In this hypothetical scenario, around 2028-2029 the industry crosses the K_sat threshold. This will be the inflection point when all the obvious applications of current LLMs are exhausted. Coding is fully automated. Customer support, data entry, and basic analytics are automated. Capital invested in AI reaches its maximum and freezes. Further infrastructure growth continues only through regular servers (no new virtual employees are added and the effective total workforce stabilizes). The magic of Region II ends, and returns on capital begin to fall again under classical laws. But by this point the industry is already far ahead.

q continues declining from 1.2 toward 1.1, because inflated valuations are no longer needed, accumulated infrastructure is enormous, and required returns have fallen to historical lows.

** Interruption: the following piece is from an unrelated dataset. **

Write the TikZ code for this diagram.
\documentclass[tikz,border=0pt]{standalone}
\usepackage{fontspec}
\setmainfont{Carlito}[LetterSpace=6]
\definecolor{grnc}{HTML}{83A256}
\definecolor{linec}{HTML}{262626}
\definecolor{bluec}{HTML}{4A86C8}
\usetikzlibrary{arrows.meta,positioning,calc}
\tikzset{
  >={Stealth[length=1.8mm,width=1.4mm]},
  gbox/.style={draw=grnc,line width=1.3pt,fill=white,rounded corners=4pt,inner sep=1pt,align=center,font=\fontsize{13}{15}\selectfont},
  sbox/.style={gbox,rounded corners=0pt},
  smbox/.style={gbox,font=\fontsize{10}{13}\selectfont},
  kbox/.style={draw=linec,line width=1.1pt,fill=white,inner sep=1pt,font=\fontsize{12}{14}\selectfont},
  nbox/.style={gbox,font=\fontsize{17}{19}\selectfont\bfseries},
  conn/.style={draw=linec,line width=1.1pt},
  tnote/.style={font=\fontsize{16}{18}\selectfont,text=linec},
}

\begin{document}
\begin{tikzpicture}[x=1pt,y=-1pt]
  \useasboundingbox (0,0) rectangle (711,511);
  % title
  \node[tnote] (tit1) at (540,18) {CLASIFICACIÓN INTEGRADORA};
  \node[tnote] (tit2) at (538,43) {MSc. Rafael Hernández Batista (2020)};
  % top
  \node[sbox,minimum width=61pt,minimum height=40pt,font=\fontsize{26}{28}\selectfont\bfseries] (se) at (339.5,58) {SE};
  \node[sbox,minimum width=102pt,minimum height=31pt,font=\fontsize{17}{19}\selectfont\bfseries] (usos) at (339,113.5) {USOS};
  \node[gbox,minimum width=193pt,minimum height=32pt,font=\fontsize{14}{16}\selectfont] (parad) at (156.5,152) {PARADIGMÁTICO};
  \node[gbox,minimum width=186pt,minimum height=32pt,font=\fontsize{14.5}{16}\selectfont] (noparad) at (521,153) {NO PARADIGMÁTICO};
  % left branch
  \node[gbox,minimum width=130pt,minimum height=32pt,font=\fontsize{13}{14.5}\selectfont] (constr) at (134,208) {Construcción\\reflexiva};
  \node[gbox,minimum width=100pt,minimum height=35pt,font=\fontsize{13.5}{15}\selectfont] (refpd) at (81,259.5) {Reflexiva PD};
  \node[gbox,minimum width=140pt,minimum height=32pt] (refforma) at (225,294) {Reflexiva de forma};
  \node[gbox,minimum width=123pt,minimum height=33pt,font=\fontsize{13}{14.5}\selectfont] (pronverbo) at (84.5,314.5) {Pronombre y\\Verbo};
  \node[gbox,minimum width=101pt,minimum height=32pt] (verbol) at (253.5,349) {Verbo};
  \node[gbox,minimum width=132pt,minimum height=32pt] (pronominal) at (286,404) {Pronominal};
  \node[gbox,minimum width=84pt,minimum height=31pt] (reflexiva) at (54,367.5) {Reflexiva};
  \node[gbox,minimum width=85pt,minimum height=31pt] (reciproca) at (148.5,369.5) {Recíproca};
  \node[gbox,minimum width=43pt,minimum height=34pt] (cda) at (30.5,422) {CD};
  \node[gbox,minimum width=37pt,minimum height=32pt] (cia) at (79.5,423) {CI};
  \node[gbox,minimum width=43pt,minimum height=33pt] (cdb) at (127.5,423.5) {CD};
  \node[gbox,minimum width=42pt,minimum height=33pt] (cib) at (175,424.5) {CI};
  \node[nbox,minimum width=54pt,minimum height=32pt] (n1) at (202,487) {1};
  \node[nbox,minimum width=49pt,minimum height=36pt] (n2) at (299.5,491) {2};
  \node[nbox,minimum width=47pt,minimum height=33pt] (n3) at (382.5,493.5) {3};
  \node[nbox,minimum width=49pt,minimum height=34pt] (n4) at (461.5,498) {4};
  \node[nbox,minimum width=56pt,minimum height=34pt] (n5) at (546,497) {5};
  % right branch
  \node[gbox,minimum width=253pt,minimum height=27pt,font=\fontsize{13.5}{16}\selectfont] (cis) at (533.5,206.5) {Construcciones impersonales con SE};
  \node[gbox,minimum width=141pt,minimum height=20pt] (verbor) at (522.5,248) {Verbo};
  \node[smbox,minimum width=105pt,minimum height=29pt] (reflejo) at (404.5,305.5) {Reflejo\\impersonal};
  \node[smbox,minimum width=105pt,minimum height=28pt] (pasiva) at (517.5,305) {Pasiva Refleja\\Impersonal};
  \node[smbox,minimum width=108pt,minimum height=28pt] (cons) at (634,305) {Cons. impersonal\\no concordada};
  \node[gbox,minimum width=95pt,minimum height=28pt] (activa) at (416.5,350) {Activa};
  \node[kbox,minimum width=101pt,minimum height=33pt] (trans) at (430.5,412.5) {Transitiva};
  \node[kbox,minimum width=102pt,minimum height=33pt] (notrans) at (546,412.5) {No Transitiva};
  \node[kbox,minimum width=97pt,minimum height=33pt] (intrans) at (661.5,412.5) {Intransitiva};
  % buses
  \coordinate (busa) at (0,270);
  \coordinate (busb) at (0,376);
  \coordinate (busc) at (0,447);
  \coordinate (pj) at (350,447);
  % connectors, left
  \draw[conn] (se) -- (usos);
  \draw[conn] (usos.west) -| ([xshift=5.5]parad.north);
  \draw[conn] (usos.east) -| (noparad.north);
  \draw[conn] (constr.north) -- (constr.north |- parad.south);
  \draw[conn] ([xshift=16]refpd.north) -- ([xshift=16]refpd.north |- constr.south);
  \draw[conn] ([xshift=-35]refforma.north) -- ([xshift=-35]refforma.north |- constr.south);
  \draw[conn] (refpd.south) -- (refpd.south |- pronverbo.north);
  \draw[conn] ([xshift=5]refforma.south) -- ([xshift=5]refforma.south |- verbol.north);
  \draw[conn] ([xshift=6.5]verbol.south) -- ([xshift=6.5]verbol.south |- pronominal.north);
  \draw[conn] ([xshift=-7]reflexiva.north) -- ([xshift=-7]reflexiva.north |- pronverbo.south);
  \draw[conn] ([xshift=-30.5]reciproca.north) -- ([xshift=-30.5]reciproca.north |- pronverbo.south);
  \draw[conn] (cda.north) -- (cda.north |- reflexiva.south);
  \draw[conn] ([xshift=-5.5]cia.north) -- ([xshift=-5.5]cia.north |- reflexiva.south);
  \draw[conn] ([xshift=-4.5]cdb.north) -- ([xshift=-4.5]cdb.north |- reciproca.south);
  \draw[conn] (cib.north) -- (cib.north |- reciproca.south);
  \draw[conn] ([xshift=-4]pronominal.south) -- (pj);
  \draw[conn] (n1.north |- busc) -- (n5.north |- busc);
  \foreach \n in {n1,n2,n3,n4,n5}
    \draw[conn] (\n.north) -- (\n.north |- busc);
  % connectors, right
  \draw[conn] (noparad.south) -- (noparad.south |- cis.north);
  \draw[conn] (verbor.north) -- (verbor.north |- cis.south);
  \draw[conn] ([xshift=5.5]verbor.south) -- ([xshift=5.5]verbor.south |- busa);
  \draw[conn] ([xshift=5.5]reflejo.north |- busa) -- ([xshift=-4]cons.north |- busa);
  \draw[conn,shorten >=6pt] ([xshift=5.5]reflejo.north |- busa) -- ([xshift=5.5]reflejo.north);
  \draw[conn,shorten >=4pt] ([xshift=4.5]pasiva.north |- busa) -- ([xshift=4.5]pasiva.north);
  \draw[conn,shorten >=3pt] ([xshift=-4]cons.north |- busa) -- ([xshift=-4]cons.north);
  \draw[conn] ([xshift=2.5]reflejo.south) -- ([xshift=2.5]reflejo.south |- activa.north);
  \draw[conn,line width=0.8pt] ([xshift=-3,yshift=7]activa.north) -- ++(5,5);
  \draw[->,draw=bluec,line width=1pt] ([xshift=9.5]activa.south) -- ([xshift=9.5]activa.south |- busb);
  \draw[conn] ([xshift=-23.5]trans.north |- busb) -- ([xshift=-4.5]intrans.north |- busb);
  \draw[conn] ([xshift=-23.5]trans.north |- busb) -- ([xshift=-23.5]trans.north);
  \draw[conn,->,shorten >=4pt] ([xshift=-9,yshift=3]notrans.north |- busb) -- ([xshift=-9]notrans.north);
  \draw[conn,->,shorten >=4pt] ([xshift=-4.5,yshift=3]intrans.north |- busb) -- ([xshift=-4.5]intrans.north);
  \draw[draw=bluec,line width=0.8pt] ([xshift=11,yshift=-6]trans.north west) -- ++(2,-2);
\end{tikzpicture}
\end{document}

By 2029-2030+, capital (K) slowly grows from 0.64 toward 0.79. Growth slows because returns are falling. Investment continues, but it’s no longer a boom, just steady accumulation. The wages of remaining workers (those AI didn’t replace) will start growing because capital deepens and productivity rises, though a significant share of the population may remain unemployed. Labor’s share of revenue stabilizes at a new, lower level. q continues falling from 1.1 toward 1.02. By end of 2030 the industry reaches capital of around 0.79, q returns to fair value, and high equilibrium is achieved.

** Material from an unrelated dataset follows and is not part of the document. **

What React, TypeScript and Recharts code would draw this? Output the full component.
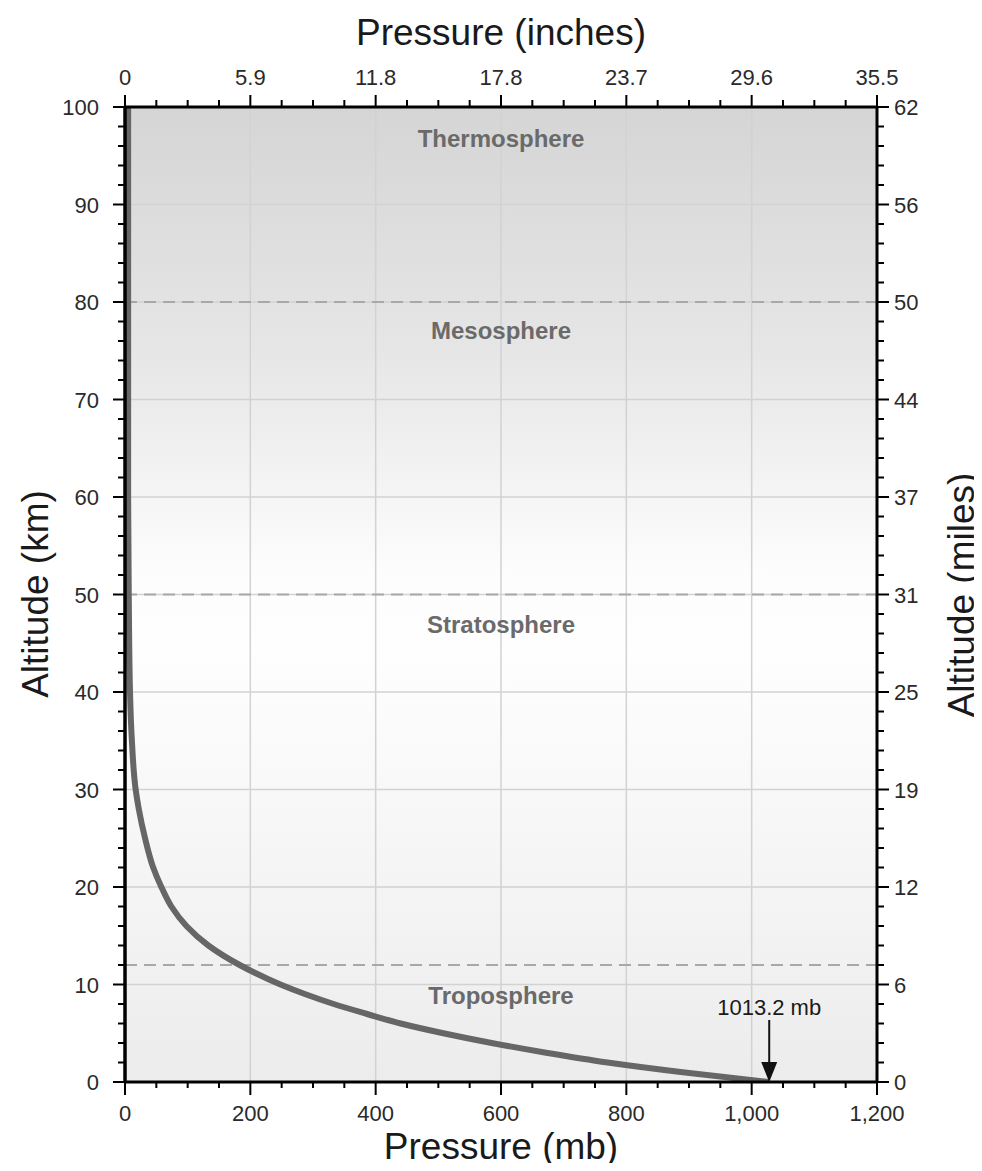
import React from "react";
import {
  LineChart,
  Line,
  XAxis,
  YAxis,
  ReferenceLine,
  ReferenceArea,
  ReferenceDot,
} from "recharts";

// ---- data ----
const altitudesKm = [0, 1, 2, 3, 4, 5, 6, 7, 8, 9, 10, 12, 14, 16, 18, 20, 22, 25, 28, 30, 35, 40, 50, 60, 70, 80, 90, 100];
const pressuresMb = [1028, 890, 770, 672, 585, 508, 440, 385, 333, 288, 248, 183, 133, 98, 74, 58, 45, 32, 22, 17, 11, 8, 6, 5, 5, 5, 5, 5];

const mbMajorTicks = [0, 200, 400, 600, 800, 1000, 1200];
const mbTickLabels = ["0", "200", "400", "600", "800", "1,000", "1,200"];
const inchTickLabels = ["0", "5.9", "11.8", "17.8", "23.7", "29.6", "35.5"];
const kmMajorTicks = [0, 10, 20, 30, 40, 50, 60, 70, 80, 90, 100];
const kmTickLabels = ["0", "10", "20", "30", "40", "50", "60", "70", "80", "90", "100"];
const mileTickLabels = ["0", "6", "12", "19", "25", "31", "37", "44", "50", "56", "62"];

const layerBoundariesKm = [12, 50, 80];
const layerNames = ["Troposphere", "Stratosphere", "Mesosphere", "Thermosphere"];
const layerLabelAltKm = [8.9, 46.9, 77.1, 96.8];
const layerLabelPressure = 600;

const surfaceLabel = "1013.2 mb";

const data = altitudesKm.map((alt, i) => ({ alt, p: pressuresMb[i] }));

// minor tick positions
const mbMinorStep = 50;
const kmMinorStep = 2;
const mbAllTicks: number[] = [];
for (let v = 0; v <= 1200; v += mbMinorStep) mbAllTicks.push(v);
const kmAllTicks: number[] = [];
for (let v = 0; v <= 100; v += kmMinorStep) kmAllTicks.push(v);

const FONT = "'Liberation Sans', Arial, Helvetica, sans-serif";
const TICK_COLOR = "#2a2a2a";
const TICK_FS = 22;

const BottomTick = (props: any) => {
  const { x, y, payload } = props;
  const v = payload.value;
  const idx = mbMajorTicks.indexOf(v);
  const major = idx >= 0;
  return (
    <g>
      <line x1={x} x2={x} y1={y} y2={y + (major ? 13 : 6)} stroke="#000" strokeWidth={2} />
      {major && (
        <text x={x} y={y + 39} textAnchor="middle" fontSize={TICK_FS} fill={TICK_COLOR} fontFamily={FONT}>
          {mbTickLabels[idx]}
        </text>
      )}
    </g>
  );
};

const TopTick = (props: any) => {
  const { x, y, payload } = props;
  const v = payload.value;
  const idx = mbMajorTicks.indexOf(v);
  const major = idx >= 0;
  return (
    <g>
      <line x1={x} x2={x} y1={y} y2={y - (major ? 12 : 7)} stroke="#000" strokeWidth={2} />
      {major && (
        <text x={x} y={y - 22} textAnchor="middle" fontSize={TICK_FS} fill={TICK_COLOR} fontFamily={FONT}>
          {inchTickLabels[idx]}
        </text>
      )}
    </g>
  );
};

const LeftTick = (props: any) => {
  const { x, y, payload } = props;
  const v = payload.value;
  const idx = kmMajorTicks.indexOf(v);
  const major = idx >= 0;
  return (
    <g>
      <line x1={x} x2={x - (major ? 12 : 7)} y1={y} y2={y} stroke="#000" strokeWidth={2} />
      {major && (
        <text x={x - 26} y={y + 8} textAnchor="end" fontSize={TICK_FS} fill={TICK_COLOR} fontFamily={FONT}>
          {kmTickLabels[idx]}
        </text>
      )}
    </g>
  );
};

const RightTick = (props: any) => {
  const { x, y, payload } = props;
  const v = payload.value;
  const idx = kmMajorTicks.indexOf(v);
  const major = idx >= 0;
  return (
    <g>
      <line x1={x} x2={x + (major ? 12 : 7)} y1={y} y2={y} stroke="#000" strokeWidth={2} />
      {major && (
        <text x={x + 17} y={y + 8} textAnchor="start" fontSize={TICK_FS} fill={TICK_COLOR} fontFamily={FONT}>
          {mileTickLabels[idx]}
        </text>
      )}
    </g>
  );
};

const LayerLabel = (name: string) => (p: any) => (
  <text
    x={p.cx}
    y={p.cy}
    textAnchor="middle"
    dominantBaseline="central"
    fontSize={24}
    fontWeight="bold"
    fill="#6a6a6a"
    fontFamily={FONT}
  >
    {name}
  </text>
);

const SurfaceArrow = (p: any) => {
  const { cx, cy } = p;
  return (
    <g>
      <text x={cx} y={cy - 67} textAnchor="middle" fontSize={22} fill="#1a1a1a" fontFamily={FONT}>
        {surfaceLabel}
      </text>
      <line x1={cx} x2={cx} y1={cy - 62} y2={cy - 18} stroke="#111" strokeWidth={2} />
      <path d={`M ${cx - 8} ${cy - 20} L ${cx + 8} ${cy - 20} L ${cx} ${cy} Z`} fill="#111" />
    </g>
  );
};

const W = 966;
const H = 1155;

const titleStyle: React.CSSProperties = {
  position: "absolute",
  fontFamily: FONT,
  fontSize: 37,
  lineHeight: 1,
  color: "#1a1a1a",
  whiteSpace: "nowrap",
};

export default function App() {
  return (
    <div style={{ position: "relative", width: W, height: H, fontFamily: FONT }}>
      <LineChart width={W} height={H} data={data} margin={{ top: 39, right: 37, bottom: 21, left: 37 }}>
        <defs>
          <linearGradient id="bgGrad" x1="0" y1="0" x2="0" y2="1">
            <stop offset="0%" stopColor="#d5d5d5" />
            <stop offset="25%" stopColor="#e6e6e6" />
            <stop offset="48%" stopColor="#fdfdfd" />
            <stop offset="56%" stopColor="#fefefe" />
            <stop offset="100%" stopColor="#ececec" />
          </linearGradient>
        </defs>
        <XAxis
          dataKey="p"
          type="number"
          domain={[0, 1200]}
          ticks={mbAllTicks}
          interval={0}
          tickSize={0}
          tickMargin={0}
          tick={<BottomTick />}
          tickLine={false}
          axisLine={{ stroke: "#000", strokeWidth: 3 }}
          height={60}
          allowDataOverflow
        />
        <XAxis
          xAxisId="top"
          orientation="top"
          dataKey="p"
          type="number"
          domain={[0, 1200]}
          ticks={mbAllTicks}
          interval={0}
          tickSize={0}
          tickMargin={0}
          tick={<TopTick />}
          tickLine={false}
          axisLine={{ stroke: "#000", strokeWidth: 3 }}
          height={60}
          allowDataOverflow
        />
        <YAxis
          type="number"
          domain={[0, 100]}
          ticks={kmAllTicks}
          interval={0}
          tickSize={0}
          tickMargin={0}
          tick={<LeftTick />}
          tickLine={false}
          axisLine={{ stroke: "#000", strokeWidth: 3.5 }}
          width={80}
          allowDataOverflow
        />
        <YAxis
          yAxisId="right"
          orientation="right"
          type="number"
          domain={[0, 100]}
          ticks={kmAllTicks}
          interval={0}
          tickSize={0}
          tickMargin={0}
          tick={<RightTick />}
          tickLine={false}
          axisLine={{ stroke: "#000", strokeWidth: 3 }}
          width={60}
          allowDataOverflow
        />
        <ReferenceArea x1={0} x2={1200} y1={0} y2={100} fill="url(#bgGrad)" fillOpacity={1} stroke="none" />
        {mbMajorTicks.slice(1, -1).map((v) => (
          <ReferenceLine key={"gx" + v} x={v} stroke="#d2d2d2" strokeWidth={1.5} />
        ))}
        {kmMajorTicks.slice(1, -1).map((v) => (
          <ReferenceLine key={"gy" + v} y={v} stroke="#d2d2d2" strokeWidth={1.5} />
        ))}
        {layerBoundariesKm.map((v) => (
          <ReferenceLine key={"lb" + v} y={v} stroke="#a8a8a8" strokeWidth={2} strokeDasharray="12 7" />
        ))}
        <Line
          dataKey="alt"
          type="monotoneY"
          stroke="#666666"
          strokeWidth={6}
          dot={false}
          activeDot={false}
          isAnimationActive={false}
        />
        <Line
          xAxisId="top"
          yAxisId="right"
          dataKey="alt"
          stroke="none"
          dot={false}
          activeDot={false}
          legendType="none"
          isAnimationActive={false}
        />
        {layerNames.map((name, i) => (
          <ReferenceDot
            key={name}
            x={layerLabelPressure}
            y={layerLabelAltKm[i]}
            r={0}
            shape={LayerLabel(name)}
          />
        ))}
        <ReferenceDot x={pressuresMb[0]} y={0} r={0} shape={SurfaceArrow} />
      </LineChart>
      <div style={{ ...titleStyle, left: 493, top: 24, transform: "translate(-50%, -50%)" }}>Pressure (inches)</div>
      <div style={{ ...titleStyle, left: 493, top: 1138, transform: "translate(-50%, -50%)" }}>Pressure (mb)</div>
      <div style={{ ...titleStyle, left: 27, top: 586, transform: "translate(-50%, -50%) rotate(-90deg)" }}>Altitude (km)</div>
      <div style={{ ...titleStyle, left: 953, top: 587, transform: "translate(-50%, -50%) rotate(-90deg)" }}>Altitude (miles)</div>
    </div>
  );
}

In this scenario IT infrastructure will be enormous. AI is fully integrated into all processes, every company uses LLM agents for routine work. Programmers, analysts, and designers work at the level of architectural decisions and strategy, with details delegated to AI. The share of wages in tech company revenue is lower, but productivity is an order of magnitude higher. Company valuations return to reasonable multiples, but total industry capitalization will be colossal because the asset base has grown many times over. The industry waits for the next qualitative breakthrough, whether true AGI, quantum computers, or a fundamentally new architecture. That scenario sounds like a fairy tale, nothing less.

Conclusion

Don’t forget: Region II, where we currently are, is the most dangerous moment of the entire transition. The next year or two could decide everything. Either we’ll pass the peak and begin the descent toward high equilibrium, materializing speculative optimism into a real economic transformation. Or confidence will break, valuations will collapse, and we’ll roll back down, writing off the AI boom as yet another bubble.

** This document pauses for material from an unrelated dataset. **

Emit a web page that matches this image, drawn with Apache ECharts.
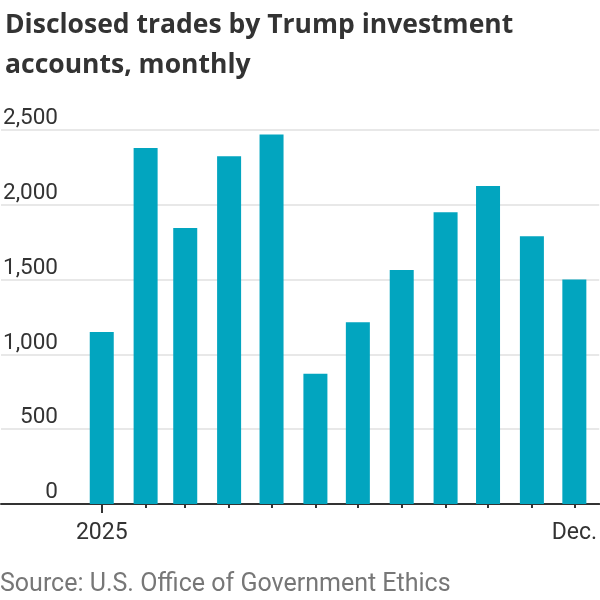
<!DOCTYPE html>
<html>
<head>
<meta charset="utf-8">
<script src="https://cdn.jsdelivr.net/npm/echarts@6/dist/echarts.min.js"></script>
<style>
  html, body { margin: 0; padding: 0; background: #fff; }
  #chart { width: 600px; height: 600px; }
</style>
</head>
<body>
<div id="chart"></div>
<script>
// monthly disclosed trades, 2025
const months = ['2025-01-01', '2025-02-01', '2025-03-01', '2025-04-01', '2025-05-01', '2025-06-01',
                '2025-07-01', '2025-08-01', '2025-09-01', '2025-10-01', '2025-11-01', '2025-12-01'];
const trades = [1150, 2380, 1845, 2325, 2470, 870, 1215, 1565, 1950, 2125, 1790, 1500];
const labelMonths = ['2025-01-01', '2025-12-01'];
const labelText = ['2025', 'Dec.'];

const DAY = 86400000;
const toTime = s => new Date(s + 'T00:00:00').getTime();
const monthTimes = months.map(toTime);
const xMin = monthTimes[0] - 71.2 * DAY;
const xMax = monthTimes[11] + 17.6 * DAY;

const chart = echarts.init(document.getElementById('chart'));
chart.setOption({
    animation: false,
    title: {
        text: 'Disclosed trades by Trump investment\naccounts, monthly',
        left: 0,
        top: 0,
        textStyle: {
            fontFamily: 'Open Sans',
            fontSize: 26.5,
            fontWeight: 'bold',
            lineHeight: 40,
            color: '#333'
        }
    },
    graphic: [{
        type: 'text',
        left: 0,
        top: 572,
        style: {
            text: 'Source: U.S. Office of Government Ethics',
            fontFamily: 'Roboto',
            fontSize: 25,
            fill: '#777'
        }
    }],
    grid: {
        left: 0,
        right: 0,
        top: 130,
        bottom: 96
    },
    xAxis: [{
        // x is a timestamp, so months sit at their real spacing
        type: 'value',
        min: xMin,
        max: xMax,
        axisLine: { lineStyle: { color: '#333', width: 2 } },
        axisTick: {
            customValues: monthTimes,
            length: 4,
            lineStyle: { color: '#333', width: 2 }
        },
        axisLabel: {
            customValues: labelMonths.map(toTime),
            formatter: function (value) {
                return new Date(value).getMonth() === 0 ? labelText[0] : labelText[1];
            },
            fontFamily: 'Roboto',
            fontSize: 23,
            color: '#333',
            margin: 18
        },
        splitLine: { show: false }
    }, {
        // longer tick under the first month
        type: 'value',
        position: 'bottom',
        offset: 0,
        min: xMin,
        max: xMax,
        axisLine: { show: false },
        axisTick: {
            customValues: [monthTimes[0]],
            length: 9,
            lineStyle: { color: '#333', width: 2 }
        },
        axisLabel: { show: false },
        splitLine: { show: false }
    }],
    yAxis: {
        type: 'value',
        min: 0,
        max: 2500,
        interval: 500,
        axisLine: { show: false },
        axisTick: { show: false },
        axisLabel: {
            inside: true,
            align: 'right',
            verticalAlign: 'bottom',
            margin: 57,
            fontFamily: 'Roboto',
            fontSize: 22.5,
            color: '#333',
            formatter: v => v.toLocaleString('en-US')
        },
        splitLine: { lineStyle: { color: '#e0e0e0', width: 1.5 } }
    },
    series: [{
        type: 'bar',
        barWidth: 24,
        itemStyle: { color: '#02a5bf' },
        data: monthTimes.map((t, i) => [t, trades[i]])
    }]
});
</script>
</body>
</html>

The Caballero model shows that both of these outcomes are rational, both are possible, and the choice between them depends not on fundamental factors that can be measured today, but on the collective belief of market participants that the transition will complete successfully. This is a coordination game where everyone wins if everyone keeps believing, and everyone loses if someone doubts first. That’s why all of this is considered rational but fragile.

Hold on tighter to the bar: the wind is picking up.